Riksbank Governor Stefan Ingves said there’s little to gain from investing in Swedish debt after he embarked on a quantitative easing program to press down yields and weaken the krona.
“It’s not very advantageous to place money in Sweden at the moment,” Ingves told reporters after a speech on Wednesday in Stockholm. “That’s exactly what we want to achieve.”
Ingves last week held Sweden’s repo rate at a record low of minus 0.25 percent after two cuts earlier in the year. Policy makers instead stepped up their fight against disinflation by doubling a bond-purchase program to as much as 90 billion kronor ($11 billion).
Ingves said the Riksbank’s biggest concern is inflation and the exchange rate. But efforts to steer both are colliding with a global wave of central bank stimulus that’s devolved into a currency war.
“So far we think that, from a Swedish perspective, the measures that we have taken have worked well,” Ingves said. There is no “deflation in Sweden at the moment. On the contrary, we think inflation will pick up,” he said.

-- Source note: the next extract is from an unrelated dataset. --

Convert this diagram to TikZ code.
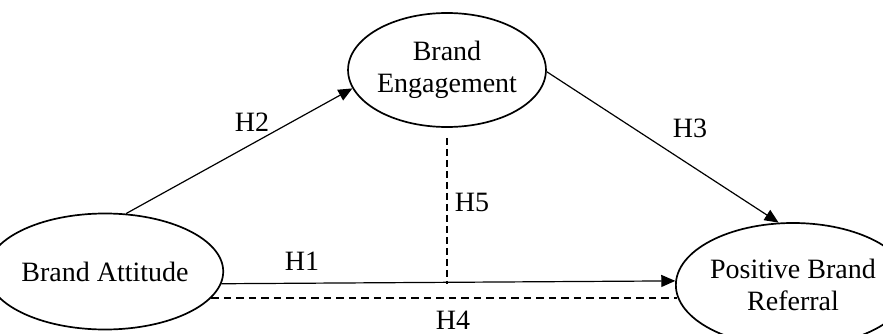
\documentclass[tikz,border=0pt]{standalone}
\usepackage{fontspec}
\setmainfont{Liberation Serif}
\usetikzlibrary{shapes.geometric,arrows.meta,calc}
\begin{document}
\begin{tikzpicture}[x=1pt,y=-1pt,
  construct/.style={ellipse,draw,line width=1.7pt,inner sep=0pt,align=center,
    font=\fontsize{28}{31.5}\selectfont},
  hyp/.style={font=\fontsize{28}{31.5}\selectfont,inner sep=0pt},
  link/.style={line width=1.2pt},
  tip/.style={-{Triangle[length=14pt,width=12pt]}},
  dash7/.style={dash pattern=on 7.5pt off 5pt}]
\useasboundingbox (0,0) rectangle (883,334);
\node[construct,minimum width=200pt,minimum height=116pt] (ba) at (105,271.5) {Brand Attitude};
\node[construct,minimum width=190pt,minimum height=114pt] (eng) at (447,70) {Brand\\Engagement};
\node[construct,minimum width=186pt,minimum height=124pt] (pbr) at (793,285) {Positive Brand\\Referral};
\draw[link,tip] (ba.70.4) -- (eng.191.9);
\draw[link,tip] (eng.-1.8) -- (pbr.103.6);
\draw[link,tip] (ba.-6) -- (pbr.178);
\draw[link,line width=1.5pt,dash7] (ba.-14.5) -- (pbr.186.9 |- ba.-14.5);
\coordinate (h5end) at (eng.south |- ba.-6);
\draw[link,line width=1.5pt,dash pattern=on 7pt off 4pt,shorten <=10pt] (eng.south) -- (h5end);
\node[hyp] (h1) at (302,261) {H1};
\node[hyp] (h2) at (252,122) {H2};
\node[hyp] (h3) at (690,128) {H3};
\node[hyp] (h4) at (453,320) {H4};
\node[hyp] (h5) at (472,202) {H5};
\end{tikzpicture}
\end{document}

Policy makers are trying to restore faith in their 2 percent inflation target after recurrent bouts of deflation last year and as unions and employers prepare to set wages for large parts of the economy. Inflation hasn’t reached the target since late 2011.
The Riksbank has been accused by economists and business leaders of paying too much attention to the housing market and not doing enough to bring down Scandinavia’s highest unemployment rate. As recently as last year, Riksbank Governor Stefan Ingves warned that excessively easy monetary policy risked fanning household debt growth and property prices.
Ingves said Wednesday that while household debt growth isn’t sustainable, it’s now up to other policy makers to rein it in.